From http://www.tsgc.utexas.edu/archive/design/farside2.html

"To provide constant communication with the lunar nearside base as well as
Earth, a communication system was devised where the relaying point is a
satellite in a halo orbit about the L2 unstable libration point. This would
permit full coverage of the lunar farside and the constant monitoring of the
construction activities being conducted. Since L2 is an unstable libration
point, stationkeeping burns totaling 93.3 fps/yr and period control burns
totaling 240 fps/yr will have to be conducted in order to maintain the
orbit. After three years, the satellite at L2 will be refueled and moved to
the stable libration point L5, where it will remain throughout the lifetime
of the observatory."

From http://adsabs.harvard.edu/cgi-bin/np...TIN...9512644B

"Project ECHO: Electronic Communications from Halo Orbit - Abstract: The
design of a communications relay to provide constant access between the
Earth and the far side of the Moon is presented. Placement of the relay in a
halo orbit about the L2 Earth-Moon Lagrange point allows the satellite to
maintain constant simultaneous communication between Earth and scientific
payloads on the far side of the Moon. The requirements of NASA's
Discovery-class missions adopted and modified for this design a total
project cost should not exceed $150 million excluding launch costs, launch
must be provided by Delta-class vehicle, and the satellite should maintain
an operational lifetime of 10 to 15 years. The spacecraft will follow a
transfer trajectory to the L2 point, after launch by a Delta II 7925 vehicle
in 1999. Low-level thrust is used for injection into a stationkeeping-free
halo orbit once the spacecraft reaches the L2 point. The shape of this halo
orbit is highly elliptical with the maximum excursion from the L2 point
being 35000 km. A spun section and despun section connected through a
bearing and power transfer assembly (BAPTA) compose the structure of the
spacecraft. Communications equipment is placed on the despun section to
provide for a stationary dual parabolic offset-feed array antenna system.
The dual system is necessary to provide communications coverage during
portions of maximum excursion on the halo orbit.
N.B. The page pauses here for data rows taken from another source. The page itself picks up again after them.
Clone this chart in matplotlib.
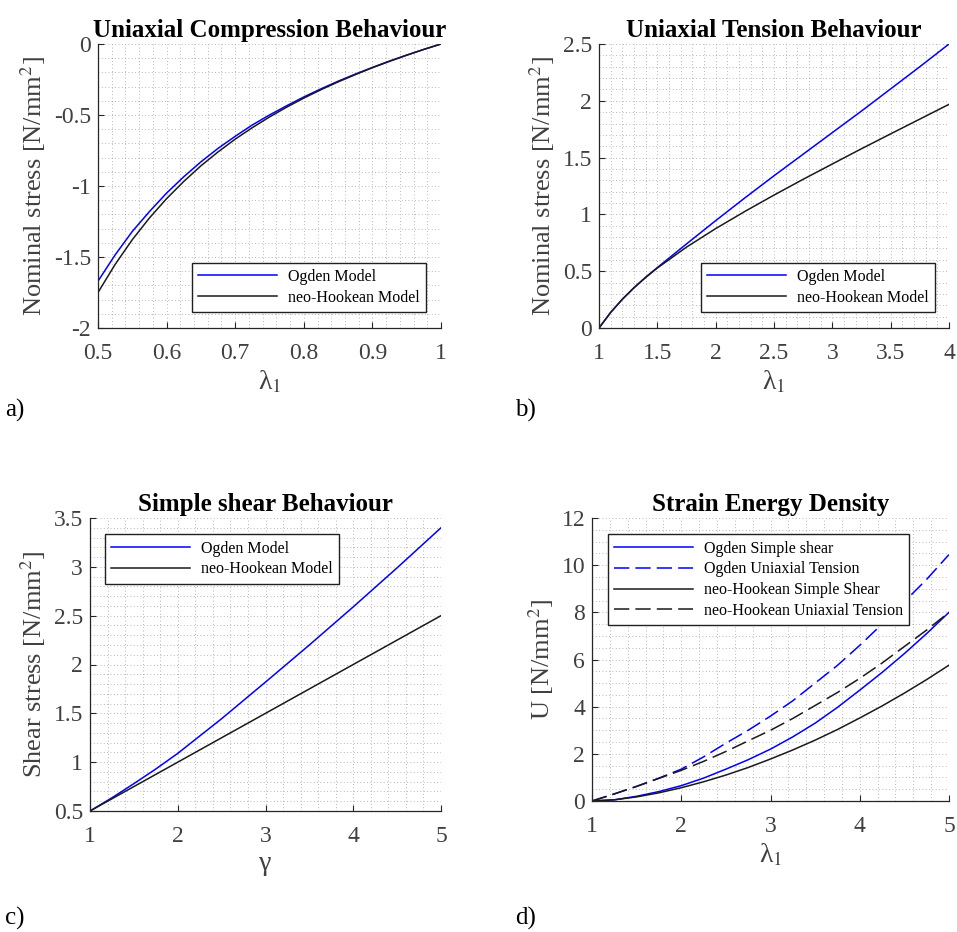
import matplotlib
matplotlib.use("Agg")
import matplotlib.pyplot as plt
from matplotlib.ticker import MultipleLocator, FuncFormatter

plt.rcParams['font.family'] = ['Liberation Serif', 'DejaVu Serif']
plt.rcParams['mathtext.fontset'] = 'stix'

# ---------------- data ----------------
# a) uniaxial compression
comp_lam = [0.5, 0.525, 0.55, 0.575, 0.6, 0.625, 0.65, 0.675, 0.7, 0.725, 0.75,
            0.775, 0.8, 0.825, 0.85, 0.875, 0.9, 0.925, 0.95, 0.975, 1.0]
comp_ogden = [-1.67, -1.485, -1.32, -1.18, -1.05, -0.935, -0.83, -0.735, -0.65, -0.57, -0.50,
              -0.435, -0.373, -0.316, -0.262, -0.212, -0.165, -0.12, -0.078, -0.038, 0.0]
comp_neo = [-1.75, -1.552, -1.378, -1.225, -1.089, -0.968, -0.858, -0.760, -0.670, -0.589, -0.514,
            -0.445, -0.381, -0.322, -0.267, -0.216, -0.167, -0.122, -0.079, -0.038, 0.0]

# b) uniaxial tension
ten_lam = [1.0, 1.1, 1.2, 1.3, 1.4, 1.5, 1.75, 2.0, 2.25, 2.5, 2.75, 3.0, 3.25, 3.5, 3.75, 4.0]
ten_ogden = [0.0, 0.137, 0.253, 0.355, 0.447, 0.532, 0.74, 0.945, 1.145, 1.34, 1.53, 1.72,
             1.91, 2.105, 2.30, 2.50]
ten_neo = [0.0, 0.137, 0.253, 0.354, 0.445, 0.528, 0.712, 0.875, 1.026, 1.17, 1.309, 1.444,
           1.578, 1.709, 1.839, 1.969]

# c) simple shear
sh_gamma = [1.0, 1.25, 1.5, 1.75, 2.0, 2.5, 3.0, 3.5, 4.0, 4.5, 5.0]
sh_ogden = [0.5, 0.635, 0.78, 0.93, 1.09, 1.445, 1.82, 2.20, 2.59, 2.99, 3.40]
sh_neo = [0.5, 0.625, 0.75, 0.875, 1.0, 1.25, 1.5, 1.75, 2.0, 2.25, 2.5]

# d) strain energy density
sed_lam = [1.0, 1.25, 1.5, 1.75, 2.0, 2.25, 2.5, 2.75, 3.0, 3.25, 3.5, 3.75, 4.0, 4.25, 4.5, 4.75, 5.0]
sed_ogden_shear = [0.0, 0.05, 0.2, 0.4, 0.65, 0.97, 1.35, 1.75, 2.2, 2.72, 3.3, 3.97, 4.7, 5.45, 6.25, 7.1, 8.0]
sed_ogden_ten = [0.0, 0.3, 0.62, 0.97, 1.35, 1.87, 2.45, 3.0, 3.6, 4.25, 5.0, 5.75, 6.6, 7.5, 8.45, 9.4, 10.45]
sed_neo_shear = [0.0, 0.05, 0.174, 0.347, 0.5625, 0.815, 1.10, 1.42, 1.78, 2.165, 2.58, 3.03, 3.52, 4.03, 4.575, 5.15, 5.76]
sed_neo_ten = [0.0, 0.3, 0.62, 0.96, 1.3, 1.68, 2.1, 2.55, 3.0, 3.5, 4.05, 4.6, 5.2, 5.85, 6.55, 7.25, 8.0]

BLUE = '#0000ff'
BLACK = '#1a1a1a'
AXC = '#262626'
TXT = '#404040'

W, H = 957, 932
fig = plt.figure(figsize=(W / 100, H / 100), dpi=100)


def mkax(x0, x1, y0, y1):
    return fig.add_axes([x0 / W, 1 - y1 / H, (x1 - x0) / W, (y1 - y0) / H])


def fmt(v, pos=None):
    if abs(v) < 1e-12:
        v = 0.0
    return '%g' % v


def style(ax, xlim, ylim, xmaj, xmin, ymaj, ymin, title, xlabel, ylabel):
    ax.set_xlim(*xlim)
    ax.set_ylim(*ylim)
    ax.xaxis.set_major_locator(MultipleLocator(xmaj))
    ax.xaxis.set_minor_locator(MultipleLocator(xmin))
    ax.yaxis.set_major_locator(MultipleLocator(ymaj))
    ax.yaxis.set_minor_locator(MultipleLocator(ymin))
    ax.xaxis.set_major_formatter(FuncFormatter(fmt))
    ax.yaxis.set_major_formatter(FuncFormatter(fmt))
    ax.grid(True, which='both', linestyle=(0, (1, 3)), color='#a0a0a0', linewidth=0.6)
    ax.set_axisbelow(True)
    for s in ['top', 'right']:
        ax.spines[s].set_visible(False)
    for s in ['left', 'bottom']:
        ax.spines[s].set_color(AXC)
        ax.spines[s].set_linewidth(0.9)
    ax.tick_params(which='major', direction='in', length=4, width=0.8, color=AXC,
                   labelsize=17, labelcolor=TXT)
    ax.tick_params(axis='x', which='major', pad=11)
    ax.tick_params(axis='y', which='major', pad=5)
    ax.tick_params(which='minor', length=0)
    ax.set_title(title, fontsize=18, fontweight='bold', pad=5)
    ax.set_xlabel(xlabel, fontsize=20, color=TXT, labelpad=3)
    ax.set_ylabel(ylabel, fontsize=19, color=TXT, labelpad=4)


leg_kw = dict(fontsize=11.5, frameon=True, fancybox=False, edgecolor='#202020',
              handlelength=4.9, borderaxespad=0, borderpad=0.4, labelspacing=0.3,
              handletextpad=0.7, framealpha=1)

# ---- a ----
ax = mkax(98, 441, 44, 328)
ax.plot(comp_lam, comp_ogden, color=BLUE, lw=1.1, label='Ogden Model')
ax.plot(comp_lam, comp_neo, color=BLACK, lw=1.1, label='neo-Hookean Model')
style(ax, (0.5, 1.0), (-2, 0), 0.1, 0.02, 0.5, 0.1,
      'Uniaxial Compression Behaviour', 'λ$_{1}$', 'Nominal stress [N/mm$^{2}$]')
lg = ax.legend(loc='lower right', bbox_to_anchor=(0.956, 0.056), **leg_kw)
lg.get_frame().set_linewidth(1.0)

# ---- b ----
ax = mkax(599, 949, 44, 328)
ax.plot(ten_lam, ten_ogden, color=BLUE, lw=1.1, label='Ogden Model')
ax.plot(ten_lam, ten_neo, color=BLACK, lw=1.1, label='neo-Hookean Model')
style(ax, (1, 4), (0, 2.5), 0.5, 0.1, 0.5, 0.1,
      'Uniaxial Tension Behaviour', 'λ$_{1}$', 'Nominal stress [N/mm$^{2}$]')
lg = ax.legend(loc='lower right', bbox_to_anchor=(0.96, 0.056), **leg_kw)
lg.get_frame().set_linewidth(1.0)

# ---- c ----
ax = mkax(90, 441, 518, 811)
ax.plot(sh_gamma, sh_ogden, color=BLUE, lw=1.1, label='Ogden Model')
ax.plot(sh_gamma, sh_neo, color=BLACK, lw=1.1, label='neo-Hookean Model')
style(ax, (1, 5), (0.5, 3.5), 1, 0.2, 0.5, 0.1,
      'Simple shear Behaviour', 'γ', 'Shear stress [N/mm$^{2}$]')
lg = ax.legend(loc='upper left', bbox_to_anchor=(0.043, 0.945), **leg_kw)
lg.get_frame().set_linewidth(1.0)

# ---- d ----
ax = mkax(592, 949, 518, 801)
ax.plot(sed_lam, sed_ogden_shear, color=BLUE, lw=1.1, label='Ogden Simple shear')
ax.plot(sed_lam, sed_ogden_ten, color=BLUE, lw=1.1, dashes=(10, 4), label='Ogden Uniaxial Tension')
ax.plot(sed_lam, sed_neo_shear, color=BLACK, lw=1.1, label='neo-Hookean Simple Shear')
ax.plot(sed_lam, sed_neo_ten, color=BLACK, lw=1.1, dashes=(10, 4), label='neo-Hookean Uniaxial Tension')
style(ax, (1, 5), (0, 12), 1, 0.2, 2, 0.5,
      'Strain Energy Density', 'λ$_{1}$', 'U [N/mm$^{2}$]')
lg = ax.legend(loc='upper left', bbox_to_anchor=(0.045, 0.943), **leg_kw)
lg.get_frame().set_linewidth(1.0)

# panel labels
for txt, x, y in [('a)', 5, 410), ('b)', 515, 410), ('c)', 5, 918), ('d)', 515, 918)]:
    fig.text(x / W, 1 - y / H, txt, fontsize=18, color='black', va='center', ha='left')

fig.savefig('out.png', dpi=100, facecolor='white')
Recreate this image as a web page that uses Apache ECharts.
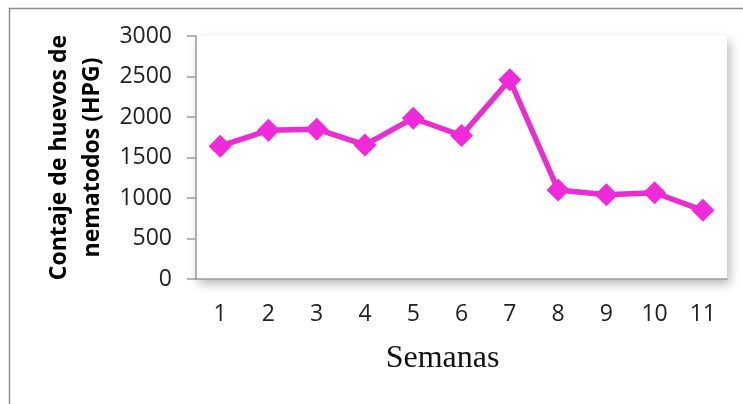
<!DOCTYPE html>
<html>
<head>
<meta charset="utf-8">
<script src="https://cdn.jsdelivr.net/npm/echarts@6/dist/echarts.min.js"></script>
<style>
  html, body { margin: 0; padding: 0; background: #fff; }
  #chart { width: 743px; height: 404px; }
</style>
</head>
<body>
<div id="chart"></div>
<script>
// semanas y conteo de huevos (HPG)
const semanas = ['1', '2', '3', '4', '5', '6', '7', '8', '9', '10', '11'];
const hpg = [1640, 1836, 1850, 1655, 1985, 1772, 2460, 1100, 1040, 1065, 848];
const yTicks = { min: 0, max: 3000, step: 500 };

const chart = echarts.init(document.getElementById('chart'));

const option = {
  backgroundColor: '#fff',
  animation: false,
  graphic: [
    {
      // marco exterior de la figura
      type: 'rect',
      shape: { x: 9.5, y: 8.5, width: 760, height: 420 },
      style: { fill: 'none', stroke: '#8c8c8c', lineWidth: 1.5 },
      z: 0,
    },
  ],
  grid: {
    left: 196,
    right: 16,
    top: 36,
    bottom: 125,
    show: true,
    backgroundColor: '#fff',
    borderWidth: 0,
    shadowColor: 'rgba(0,0,0,0.28)',
    shadowBlur: 10,
    shadowOffsetX: 3,
    shadowOffsetY: 5,
  },
  xAxis: {
    type: 'category',
    data: semanas,
    boundaryGap: true,
    name: 'Semanas',
    nameLocation: 'middle',
    nameGap: 64,
    nameTextStyle: {
      fontFamily: 'Liberation Serif',
      fontSize: 32,
      color: '#111',
      padding: [0, 38, 0, 0],
    },
    axisLine: { show: true, lineStyle: { color: '#9a9a9a', width: 1.5 } },
    axisTick: { show: false },
    axisLabel: {
      margin: 24,
      fontFamily: 'Open Sans',
      fontSize: 23,
      color: '#222',
    },
  },
  yAxis: {
    type: 'value',
    min: yTicks.min,
    max: yTicks.max,
    interval: yTicks.step,
    name: 'Contaje de huevos de\nnematodos (HPG)',
    nameLocation: 'middle',
    nameRotate: 90,
    nameGap: 83,
    nameTextStyle: {
      fontFamily: 'Open Sans',
      fontWeight: 'bold',
      fontSize: 23,
      lineHeight: 33,
      color: '#000',
    },
    axisLine: { show: true, lineStyle: { color: '#9a9a9a', width: 1.5 } },
    axisTick: { show: true, inside: false, length: 9, lineStyle: { color: '#9a9a9a', width: 1.5 } },
    splitLine: { show: false },
    axisLabel: {
      margin: 24,
      fontFamily: 'Open Sans',
      fontSize: 23,
      color: '#222',
      formatter: (v) => String(v),
    },
  },
  series: [
    {
      type: 'line',
      data: hpg,
      symbol: 'diamond',
      symbolSize: 23,
      lineStyle: { color: '#E92ED0', width: 5.5 },
      itemStyle: { color: '#F02ADB' },
    },
  ],
};

chart.setOption(option);
</script>
</body>
</html>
Transmissions to the NASA
Deep Space Network 34 m antenna include six channels (color video, two
voice, scientific data from lunar payloads, satellite housekeeping and
telemetry and uplinked commands) using the S- and X-bands. Four radioisotope
thermoelectric generators (RTG's) provide a total of 1360 W to power onboard
systems and any two of the four Hughes 13 cm ion thrusters at once. Output
of the ion thrusters is approximately 17.8 mN each with xenon as the
propellant. Presence of torques generated by solar pressure on the antenna
dish require the addition of a 'skirt' extending from the spun section of
the satellite for balance. Total mass of the satellite is approximately 900
kg at a cost of $130 million FY99."

I wasn't able to find a suitable illustration on the web, so I scanned an
illustration (it's a very rough sketch!) from a book I have ("Voyage through
the Universe - Spacefarers", Time-Life Books 1989, Danish ed., pp. 58-59):
http://www.dsri.dk/~sej/pics/lunar_halo_orbit.jpg

--
Steen Eiler Jørgensen
"Time has resumed its shape. All is as it was before.
Many such journeys are possible. Let me be your gateway."